I hope to get up there this year as well. We usually go up the next weekend and find plenty of fish available. Good luck and remember your manners when it gets crowded. Most people up there treat each other well if they see you doing the same. I've never had an incident up there similar to the stories I hear on the NY rivers.


----------



## big ugly stick (Nov 29, 2010)

Thanks for all that information! sorry it took so long to apply, i got super busy in school and didnt have time to get on here. does flourocarbon to nylon tippet make any difference for them like it does for steelhead? and are we allowed to take any salmon home to cook up in the pere marquette? ive heard many different answers and have no clue which one is true. i know its fly only but not sure if i can take at least 1 home a day.


----------



## flytyer (Jan 3, 2005)

The whole river is not flies only! The stretch from the M-37 bridge to I think it's Gleason's landing is flies only, C&R only. Other than that regular regs apply. 
Stop in at BB&T or the Orvis shop and they will give you a map of the river and tell where it's flies only and C&R only.
Some people will say use only Floro, I always used nylon and did good!
Good luck and have fun!


----------



## Ducky (Feb 1, 2009)

Definitely check out the local shops to get an idea of what is working where. A local map helps out a lot but what they call an "avenue" is actually a washbouard dirt road. 

And don't forget Edie's Log Bar


----------



## big ugly stick (Nov 29, 2010)

ok that makes sense on why im hearing so many mixed things on where to fish and what i can keep. awesome im so pumped for this trip, my first fishing trip i have been on for a longggg time! thanks for all the help everybody. 

ducky good call on the bar!!! i was hoping there would be something up there i can get some beer at. we'll be there for 5 days and was hoping to have a night around town one night. ill 100% check out eddies lol


----------



## landarcjedi (Mar 20, 2011)

I have been up there the last two years. One thing I would watch is the length of the net handle. You cannot have a long handle net anywhere on the river. 

Bring night fishing gear, you don't want to miss the morning or early evening bite no matter what. I would base my days according to those hours. If your shore fishing you want to get down there super early so that you have a spot. 

This is the one of the greatest places in the world. (I don't get out much)

If you see naked women dancing on the other side of the river, bad news, you have died and went to heaven. Have a great time. Wish I was there.


----------



## rickerd (Jul 16, 2008)

The river itself is just beautiful. Some of the most beautiful trout water in the East IMHO. I cannot go this year but I'm still having daydreams about those big submarines swimming around those holes. If you want to get into some of the biggest fish up there, anchor or stop at the middle of a hole with current and swing through all the tail out of the pool. Also try the bends of any pool. There are monsters down there that will pull your arm off. 
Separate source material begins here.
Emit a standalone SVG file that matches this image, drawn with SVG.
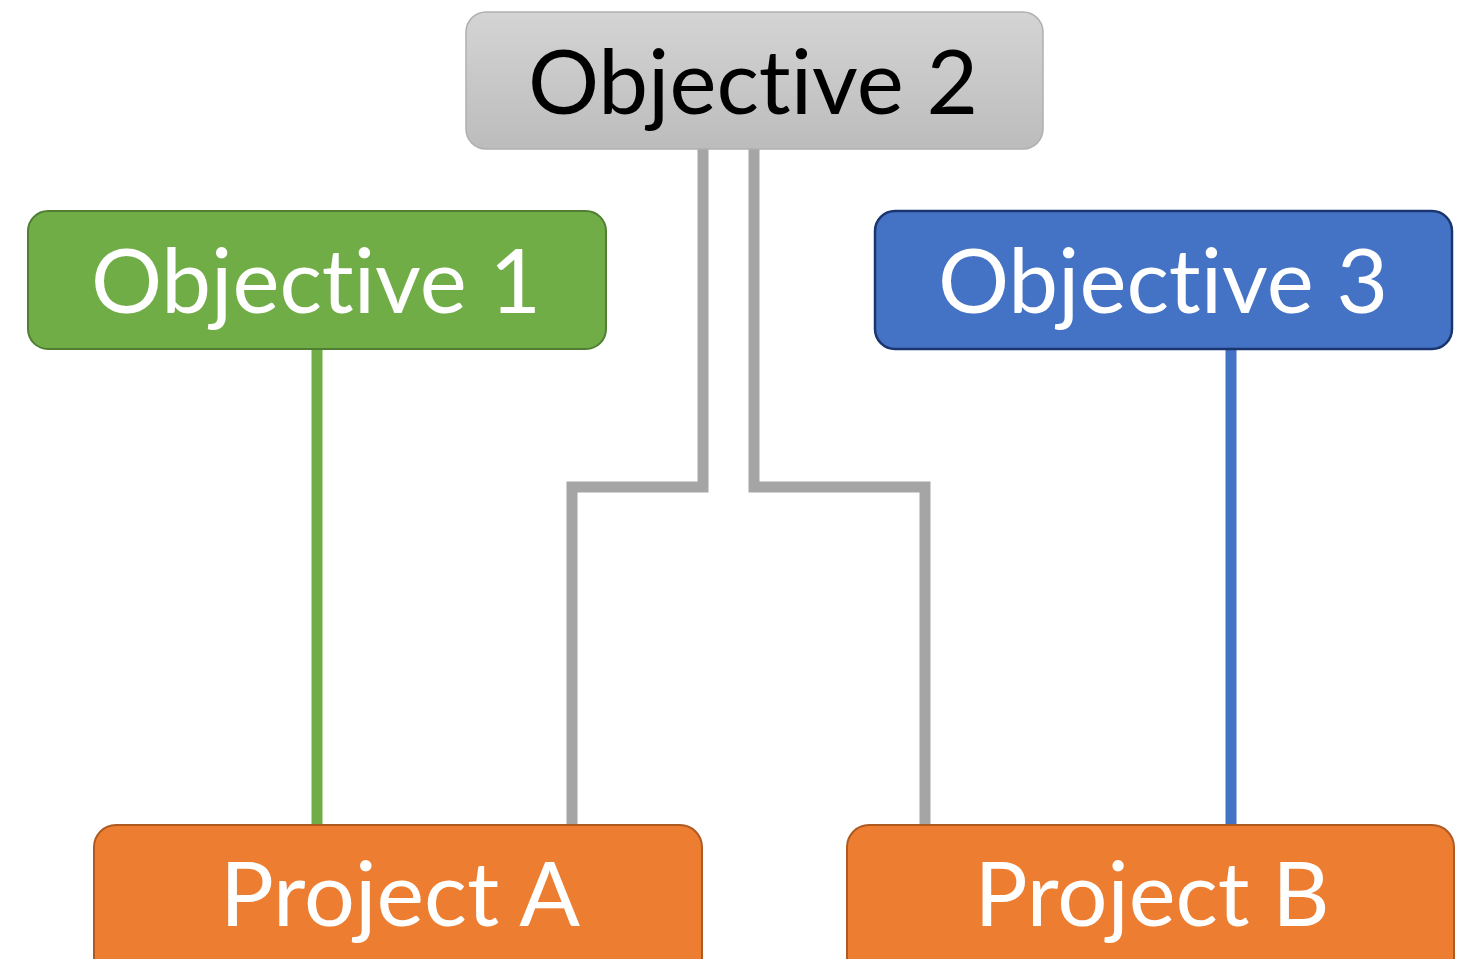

Maybe I should just go this year. I've heard they need more water to really turn them on but, Damn its been 3 years ago for me and I just miss it.


----------



## big ugly stick (Nov 29, 2010)

thanks everybody for all the help! if you EVER have the chance to visit the pm river DO SO!! it is an absolute gem of america, me and my friends will be going back for a week every year hopefully. the river, fish, trees, and everything there is just absolute gorgeous. i now have a new understanding on fly fishing and why it is so popular on trips like this. ABSOLUTELY BREATHTAKING! thanks again everybody for all your help. here is a few pictures i have to show


----------



## 1mecheng (Jul 28, 2009)

Awesome pics! I've been only once, but I can't wait to go back.

Dan


----------



## ejsell (May 3, 2012)

Nice pics. Looks like an awesome place to go.


----------



## flytyer (Jan 3, 2005)

It looks like you had a good time. Those salmon sure put a nice bend in the rod, don't they! 
That is a very pretty place to spend some time away.
That's an awesome brown too!


----------



## big ugly stick (Nov 29, 2010)

words cant describe how awesome of a time we all had up there. the brown was 18" and just perfect skin on it. and your not kidding those salmon put a bend in the rod. soon as there hooked your just about into your backing lol. i caught one at night on the edge and had to jump into the river because it was already taking off around the bend lol. luckily the water was only knee deep. thought it was a lot deeper and its so hard to tell how clear the water is there


----------